Six killed. "Including the head of the city council."
One would think that was a bit more deadly than the incident he goes with.
Guess what, it's Friday. It's getting worse. From Reuters today:
BAGHDAD, July 14 (Reuters) - A bomb planted in the street killed at least seven people and wounded five as they left a Sunni mosque in northern Baghdad after Friday prayers, police said.
(AP's still happy talking by the way.)
Sometimes it's hard to be a happy talker, giving all your spin, for just one illegal war.
Remember, this happened where a 'crackdown' has been going on for, what, a month now? With a Friday curfew. (By the way, Zach also notes Consortium on Plamegate.)
With other examples of violence not covered in the Times, Martha notes Joshua Partlow's "Iraq Given Control of Province" (Washington Post):
Violence flared again in Baghdad and other Iraqi cities Thursday, leaving at least 32 people dead as sectarian violence continued this week. In one incident, a bomb tethered to a bicycle exploded outside the city council office in Abi Saida, a town about 60 miles north of Baghdad, killing four people and wounding three, said Lt.
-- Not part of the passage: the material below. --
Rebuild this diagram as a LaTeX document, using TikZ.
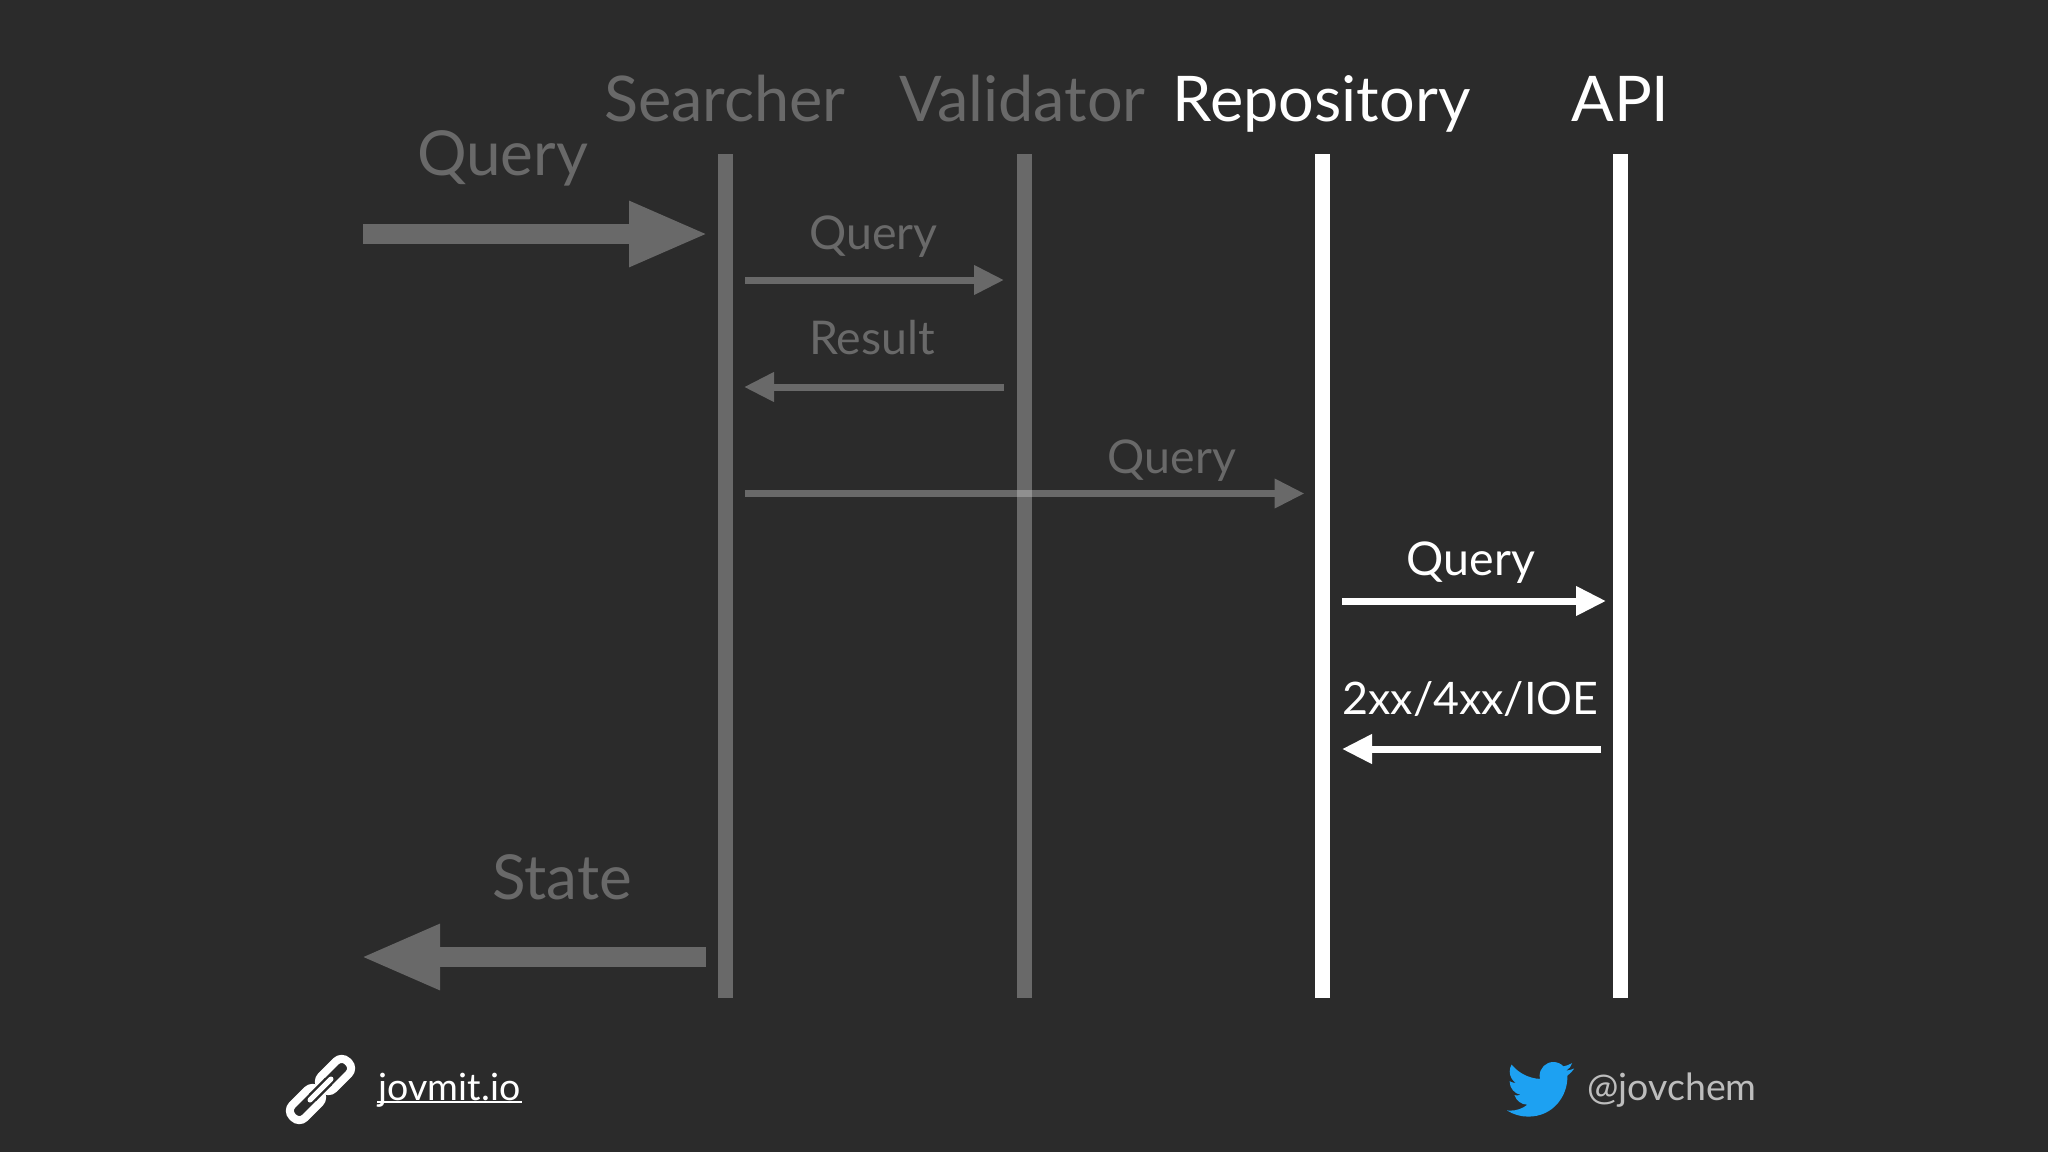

Adnan Lefta of the Muqdadiyah police major crimes unit.
In the predominantly Shiite Muslim slum of Sadr City in Baghdad, a car bomb blew up near a gas station, killing seven people and injuring 16, according to Interior Ministry officials.
The coach of the national wrestling team, Mohammed Karim Abid Sahib, was killed when gunmen attempted to abduct him and one of his wrestlers near a sports center in the northern part of Baghdad, the Associated Press reported. The wrestler escaped.
I'm just not getting that peaceful, easy feeling.